Objective> Repeat the material exactly from its first line to the line that includes "TXT = '#2e1c12'". Skip pictures.

Available data>
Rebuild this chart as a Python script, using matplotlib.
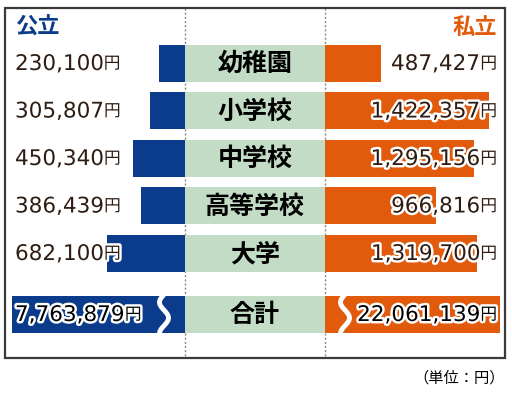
import numpy as np
import matplotlib.pyplot as plt
import matplotlib.patheffects as pe
from matplotlib.patches import Rectangle

plt.rcParams['font.family'] = ['Noto Sans CJK JP', 'DejaVu Sans']

categories = ['幼稚園', '小学校', '中学校', '高等学校', '大学', '合計']
public = [230100, 305807, 450340, 386439, 682100, 7763879]
private = [487427, 1422357, 1295156, 966816, 1319700, 22061139]

BLUE = '#0b3c8c'
ORANGE = '#e25a0c'
GREEN = '#c3dcc6'
TXT = '#2e1c12'

fig = plt.figure(figsize=(5.12, 3.96), dpi=100)
ax = fig.add_axes([0, 0, 1, 1])
ax.set_xlim(0, 512)
ax.set_ylim(396, 0)
ax.axis('off')

# layout in pixels
left_c, right_c = 185, 325
scale = 1.15e-4
rows = [63, 110.5, 158, 205.5, 253, 314]
bh = 37
cap_l, cap_r = left_c - 12, 500 - right_c

# frame and dotted guides
ax.add_patch(Rectangle((5, 8), 500, 350, fill=False, lw=1.6, ec='#3a3a3a', zorder=5))
for xv in (left_c, right_c):
    ax.plot([xv, xv], [8, 358], color='#888888', lw=1, ls=(0, (1.5, 1.5)), zorder=1)

pub_w = [min(v * scale, cap_l) for v in public]
prv_w = [min(v * scale, cap_r) for v in private]
ax.barh(rows, pub_w, left=[left_c - w for w in pub_w], height=bh, color=BLUE, zorder=2)
ax.barh(rows, prv_w, left=right_c, height=bh, color=ORANGE, zorder=2)
ax.barh(rows, right_c - left_c, left=left_c, height=bh, color=GREEN, zorder=2)

# broken-bar waves on totals
yy = np.linspace(rows[-1] - bh / 2 - 1, rows[-1] + bh / 2 + 1, 60)
t = (yy - yy[0]) / (yy[-1] - yy[0])
for xc in (164, 345):
    ax.plot(xc - 4.5 * np.sin(2 * np.pi * 1.25 * t), yy, color='white', lw=3.5,
            solid_capstyle='butt', zorder=3)

stroke = [pe.withStroke(linewidth=3.5, foreground='white')]
num_font = ['DejaVu Sans']

for i, (cat, pv, rv) in enumerate(zip(categories, public, private)):
    y = rows[i]
    col = 'black' if i == len(categories) - 1 else TXT
    ax.text((left_c + right_c) / 2, y + 1, cat, ha='center', va='center',
            fontsize=18, fontweight='bold', color='black', zorder=4)
    tl = ax.text(15, y + 1, f'{pv:,}', ha='left', va='center', fontsize=15.5,
                 family=num_font, color=col, path_effects=stroke, zorder=4)
    ax.annotate('円', xy=(1, 0.5), xycoords=tl, ha='left', va='center',
                fontsize=12, color=col, path_effects=stroke, zorder=4)
    ty = ax.text(497, y + 1, '円', ha='right', va='center', fontsize=12,
                 color=col, path_effects=stroke, zorder=4)
    ax.annotate(f'{rv:,}', xy=(0, 0.5), xycoords=ty, ha='right', va='center',
                fontsize=15.5, family=num_font, color=col, path_effects=stroke, zorder=4)

ax.text(15, 27, '公立', ha='left', va='center', fontsize=16, fontweight='bold', color=BLUE)
ax.text(497, 27, '私立', ha='right', va='center', fontsize=16, fontweight='bold', color=ORANGE)
ax.text(505, 378, '（単位：円）', ha='right', va='center', fontsize=11, color='black')

fig.savefig('out.png', dpi=100)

Solved exercise>
Rebuild this chart as a Python script, using matplotlib.
import numpy as np
import matplotlib.pyplot as plt
import matplotlib.patheffects as pe
from matplotlib.patches import Rectangle

plt.rcParams['font.family'] = ['Noto Sans CJK JP', 'DejaVu Sans']

categories = ['幼稚園', '小学校', '中学校', '高等学校', '大学', '合計']
public = [230100, 305807, 450340, 386439, 682100, 7763879]
private = [487427, 1422357, 1295156, 966816, 1319700, 22061139]

BLUE = '#0b3c8c'
ORANGE = '#e25a0c'
GREEN = '#c3dcc6'
TXT = '#2e1c12'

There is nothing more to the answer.